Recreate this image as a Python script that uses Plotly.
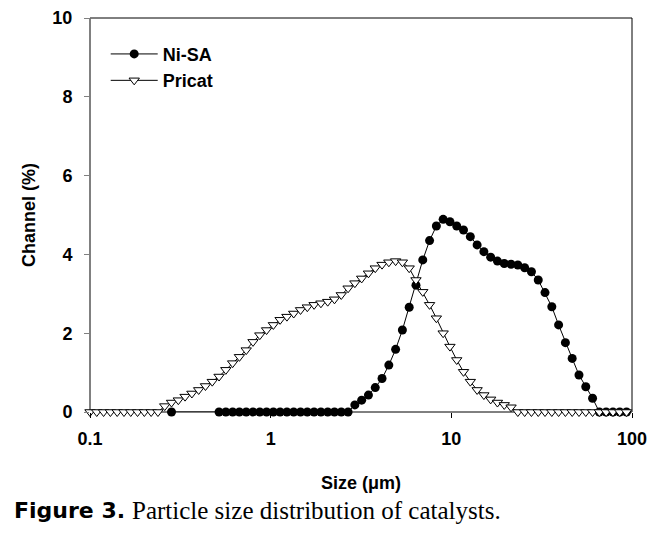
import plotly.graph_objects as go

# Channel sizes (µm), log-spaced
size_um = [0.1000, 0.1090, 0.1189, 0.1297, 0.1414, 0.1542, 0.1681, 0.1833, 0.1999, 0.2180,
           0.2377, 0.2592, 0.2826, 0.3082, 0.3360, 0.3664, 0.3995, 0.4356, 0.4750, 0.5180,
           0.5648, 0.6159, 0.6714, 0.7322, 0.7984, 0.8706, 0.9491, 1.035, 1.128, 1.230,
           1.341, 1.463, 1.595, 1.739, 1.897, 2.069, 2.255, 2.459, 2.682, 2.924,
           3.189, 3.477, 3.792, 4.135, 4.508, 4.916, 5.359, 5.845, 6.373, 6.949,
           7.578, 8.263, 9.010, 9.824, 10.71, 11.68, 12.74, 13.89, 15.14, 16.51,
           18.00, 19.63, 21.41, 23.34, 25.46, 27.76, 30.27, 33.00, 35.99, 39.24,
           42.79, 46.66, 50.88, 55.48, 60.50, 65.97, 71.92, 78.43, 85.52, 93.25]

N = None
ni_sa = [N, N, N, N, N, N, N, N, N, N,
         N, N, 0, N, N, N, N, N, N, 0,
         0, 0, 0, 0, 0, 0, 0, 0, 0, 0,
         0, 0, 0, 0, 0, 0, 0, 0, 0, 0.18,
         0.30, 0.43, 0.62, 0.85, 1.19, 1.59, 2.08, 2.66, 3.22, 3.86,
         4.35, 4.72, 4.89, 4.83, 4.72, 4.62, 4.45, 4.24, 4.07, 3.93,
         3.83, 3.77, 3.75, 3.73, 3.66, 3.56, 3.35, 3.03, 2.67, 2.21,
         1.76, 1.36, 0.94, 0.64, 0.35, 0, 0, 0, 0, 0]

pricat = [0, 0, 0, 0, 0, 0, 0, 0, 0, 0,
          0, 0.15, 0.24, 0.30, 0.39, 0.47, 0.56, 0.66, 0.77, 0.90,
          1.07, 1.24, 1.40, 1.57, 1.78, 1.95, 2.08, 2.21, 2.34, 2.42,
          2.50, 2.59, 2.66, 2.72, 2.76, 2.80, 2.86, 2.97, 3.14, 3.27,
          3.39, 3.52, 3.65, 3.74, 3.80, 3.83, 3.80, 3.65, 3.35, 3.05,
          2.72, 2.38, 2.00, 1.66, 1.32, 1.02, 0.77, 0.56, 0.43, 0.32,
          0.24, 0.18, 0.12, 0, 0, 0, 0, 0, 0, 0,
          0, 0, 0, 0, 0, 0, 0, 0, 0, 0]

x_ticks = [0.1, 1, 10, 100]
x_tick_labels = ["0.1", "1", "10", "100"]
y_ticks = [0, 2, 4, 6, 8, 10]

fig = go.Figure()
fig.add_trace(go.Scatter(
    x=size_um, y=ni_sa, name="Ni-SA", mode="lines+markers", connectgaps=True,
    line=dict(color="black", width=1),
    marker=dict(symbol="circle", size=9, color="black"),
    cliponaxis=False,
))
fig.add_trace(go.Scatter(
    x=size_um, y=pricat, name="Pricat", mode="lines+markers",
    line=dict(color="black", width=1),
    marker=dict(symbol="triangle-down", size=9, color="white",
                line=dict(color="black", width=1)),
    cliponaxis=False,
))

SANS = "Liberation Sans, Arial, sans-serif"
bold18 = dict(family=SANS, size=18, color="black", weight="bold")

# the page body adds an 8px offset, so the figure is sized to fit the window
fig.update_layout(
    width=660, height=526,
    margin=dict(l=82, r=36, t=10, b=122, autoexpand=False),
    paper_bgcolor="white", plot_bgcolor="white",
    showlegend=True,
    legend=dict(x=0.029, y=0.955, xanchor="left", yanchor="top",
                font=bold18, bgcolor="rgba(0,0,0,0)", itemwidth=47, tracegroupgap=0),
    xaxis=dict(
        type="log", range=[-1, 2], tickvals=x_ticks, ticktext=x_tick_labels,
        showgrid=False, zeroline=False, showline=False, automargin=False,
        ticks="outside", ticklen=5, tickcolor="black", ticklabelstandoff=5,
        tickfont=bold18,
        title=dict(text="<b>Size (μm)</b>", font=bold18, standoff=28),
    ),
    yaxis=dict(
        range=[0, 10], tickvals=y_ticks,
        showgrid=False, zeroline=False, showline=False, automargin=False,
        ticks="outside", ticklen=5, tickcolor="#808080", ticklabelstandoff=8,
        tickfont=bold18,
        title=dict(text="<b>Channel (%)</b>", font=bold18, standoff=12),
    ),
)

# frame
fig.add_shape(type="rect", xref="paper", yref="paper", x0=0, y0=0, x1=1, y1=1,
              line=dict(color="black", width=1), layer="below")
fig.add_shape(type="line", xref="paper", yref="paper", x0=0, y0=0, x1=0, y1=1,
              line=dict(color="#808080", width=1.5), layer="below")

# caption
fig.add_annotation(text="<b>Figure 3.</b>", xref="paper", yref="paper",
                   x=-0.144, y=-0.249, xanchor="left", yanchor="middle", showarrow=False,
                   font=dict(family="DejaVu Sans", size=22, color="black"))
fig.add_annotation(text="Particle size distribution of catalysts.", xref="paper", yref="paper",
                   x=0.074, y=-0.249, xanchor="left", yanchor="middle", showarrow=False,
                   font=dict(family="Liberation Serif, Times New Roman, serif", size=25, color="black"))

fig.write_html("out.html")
######
**Work to complete**
Write out the material above again, word for word, minus its pictures.

**Answer**
Recreate this image as a Python script that uses Plotly.
import plotly.graph_objects as go

# Channel sizes (µm), log-spaced
size_um = [0.1000, 0.1090, 0.1189, 0.1297, 0.1414, 0.1542, 0.1681, 0.1833, 0.1999, 0.2180,
           0.2377, 0.2592, 0.2826, 0.3082, 0.3360, 0.3664, 0.3995, 0.4356, 0.4750, 0.5180,
           0.5648, 0.6159, 0.6714, 0.7322, 0.7984, 0.8706, 0.9491, 1.035, 1.128, 1.230,
           1.341, 1.463, 1.595, 1.739, 1.897, 2.069, 2.255, 2.459, 2.682, 2.924,
           3.189, 3.477, 3.792, 4.135, 4.508, 4.916, 5.359, 5.845, 6.373, 6.949,
           7.578, 8.263, 9.010, 9.824, 10.71, 11.68, 12.74, 13.89, 15.14, 16.51,
           18.00, 19.63, 21.41, 23.34, 25.46, 27.76, 30.27, 33.00, 35.99, 39.24,
           42.79, 46.66, 50.88, 55.48, 60.50, 65.97, 71.92, 78.43, 85.52, 93.25]

N = None
ni_sa = [N, N, N, N, N, N, N, N, N, N,
         N, N, 0, N, N, N, N, N, N, 0,
         0, 0, 0, 0, 0, 0, 0, 0, 0, 0,
         0, 0, 0, 0, 0, 0, 0, 0, 0, 0.18,
         0.30, 0.43, 0.62, 0.85, 1.19, 1.59, 2.08, 2.66, 3.22, 3.86,
         4.35, 4.72, 4.89, 4.83, 4.72, 4.62, 4.45, 4.24, 4.07, 3.93,
         3.83, 3.77, 3.75, 3.73, 3.66, 3.56, 3.35, 3.03, 2.67, 2.21,
         1.76, 1.36, 0.94, 0.64, 0.35, 0, 0, 0, 0, 0]

pricat = [0, 0, 0, 0, 0, 0, 0, 0, 0, 0,
          0, 0.15, 0.24, 0.30, 0.39, 0.47, 0.56, 0.66, 0.77, 0.90,
          1.07, 1.24, 1.40, 1.57, 1.78, 1.95, 2.08, 2.21, 2.34, 2.42,
          2.50, 2.59, 2.66, 2.72, 2.76, 2.80, 2.86, 2.97, 3.14, 3.27,
          3.39, 3.52, 3.65, 3.74, 3.80, 3.83, 3.80, 3.65, 3.35, 3.05,
          2.72, 2.38, 2.00, 1.66, 1.32, 1.02, 0.77, 0.56, 0.43, 0.32,
          0.24, 0.18, 0.12, 0, 0, 0, 0, 0, 0, 0,
          0, 0, 0, 0, 0, 0, 0, 0, 0, 0]

x_ticks = [0.1, 1, 10, 100]
x_tick_labels = ["0.1", "1", "10", "100"]
y_ticks = [0, 2, 4, 6, 8, 10]

fig = go.Figure()
fig.add_trace(go.Scatter(
    x=size_um, y=ni_sa, name="Ni-SA", mode="lines+markers", connectgaps=True,
    line=dict(color="black", width=1),
    marker=dict(symbol="circle", size=9, color="black"),
    cliponaxis=False,
))
fig.add_trace(go.Scatter(
    x=size_um, y=pricat, name="Pricat", mode="lines+markers",
    line=dict(color="black", width=1),
    marker=dict(symbol="triangle-down", size=9, color="white",
                line=dict(color="black", width=1)),
    cliponaxis=False,
))

SANS = "Liberation Sans, Arial, sans-serif"
bold18 = dict(family=SANS, size=18, color="black", weight="bold")

# the page body adds an 8px offset, so the figure is sized to fit the window
fig.update_layout(
    width=660, height=526,
    margin=dict(l=82, r=36, t=10, b=122, autoexpand=False),
    paper_bgcolor="white", plot_bgcolor="white",
    showlegend=True,
    legend=dict(x=0.029, y=0.955, xanchor="left", yanchor="top",
                font=bold18, bgcolor="rgba(0,0,0,0)", itemwidth=47, tracegroupgap=0),
    xaxis=dict(
        type="log", range=[-1, 2], tickvals=x_ticks, ticktext=x_tick_labels,
        showgrid=False, zeroline=False, showline=False, automargin=False,
        ticks="outside", ticklen=5, tickcolor="black", ticklabelstandoff=5,
        tickfont=bold18,
        title=dict(text="<b>Size (μm)</b>", font=bold18, standoff=28),
    ),
    yaxis=dict(
        range=[0, 10], tickvals=y_ticks,
        showgrid=False, zeroline=False, showline=False, automargin=False,
        ticks="outside", ticklen=5, tickcolor="#808080", ticklabelstandoff=8,
        tickfont=bold18,
        title=dict(text="<b>Channel (%)</b>", font=bold18, standoff=12),
    ),
)

# frame
fig.add_shape(type="rect", xref="paper", yref="paper", x0=0, y0=0, x1=1, y1=1,
              line=dict(color="black", width=1), layer="below")
fig.add_shape(type="line", xref="paper", yref="paper", x0=0, y0=0, x1=0, y1=1,
              line=dict(color="#808080", width=1.5), layer="below")

# caption
fig.add_annotation(text="<b>Figure 3.</b>", xref="paper", yref="paper",
                   x=-0.144, y=-0.249, xanchor="left", yanchor="middle", showarrow=False,
                   font=dict(family="DejaVu Sans", size=22, color="black"))
fig.add_annotation(text="Particle size distribution of catalysts.", xref="paper", yref="paper",
                   x=0.074, y=-0.249, xanchor="left", yanchor="middle", showarrow=False,
                   font=dict(family="Liberation Serif, Times New Roman, serif", size=25, color="black"))

fig.write_html("out.html")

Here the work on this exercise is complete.